Because there is no index… no dictionary… where you can look up things you need to know about life.
What I’ve found is that PEGs are little “field guides for life” and I’m on a journey.
Learning all these concepts is like getting a magical toolkit to deal with life – unlocking parts of my map I could only get to by completing certain quests using what I’d learned along the way.

I read 42 books that year.
Went to 8 weeks of group coaching
Paid a personal coach for a year.
Now I’m 3 years in.
I’ve read 80+ PEGS.
And I’ve been sharing, and coaching, and teaching what I know, all along the way.

What I’ve learned is: people don’t believe self-help works.
Yeah.
Actually… It does. I mean, my whole WORLD changed.

The reason people don’t believe it works is because it doesn’t change them automagically. But there’s just a lot to learn – you have to break bad habits and reprogram the way you think.
Which is the reason it takes SO LONG….
Which is the reason so many people quit…
And it’s mostly because you’re doing it…
By. Your.

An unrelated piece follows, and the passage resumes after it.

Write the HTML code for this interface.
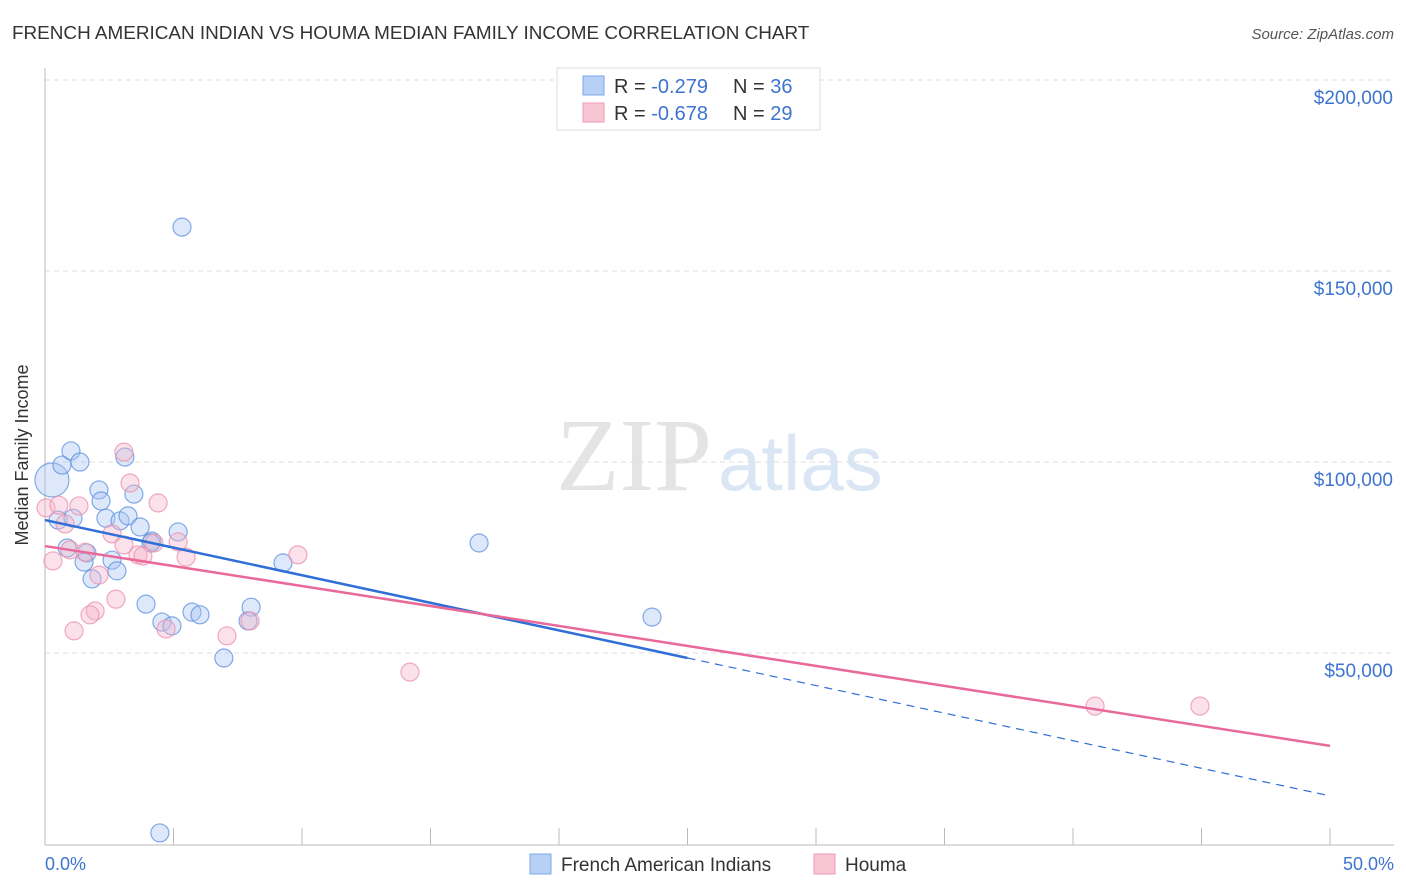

Self.

You have to figure it out by yourself and then DO it by yourself.
People get into these vicious cycles of starting personal excellence guidebooks, then saying “It’s not working” and then they quit.
Or… they don’t start at all.

But what could you do if you knew how and had help?
What if you knew you weren’t doing this alone?
How much quicker could YOU get through these concepts and ideas as part of a team?
Maybe even with a guide showing you the way…

After “graduating” from my very long self-study program, I started a real estate company.
I started coaching.
I hosted a mastermind group and personal excellence ladies group.
I lead a weekly bike ride teaching riders to confidently commute.
My next goal is leading travel coaching adventures and sharing what I’ve learned GLOBALLY!
*LEAD* *HOST* *STARTED* *GOALS*
I’m working on my dreams because PEGS taught me what I needed to know so I didn’t give up.

It’s up to you, but it’s not ONLY you.
Make life easier on yourself:
Start a PEG bookclub.
Get a coach.
Sign up for a personal development program.
Join a mastermind.
There are a zillion billion blogs, meetup groups, and free courses that can help.

I’m living proof that doing it on your own is either the fastest way to failure or the slowest way to success.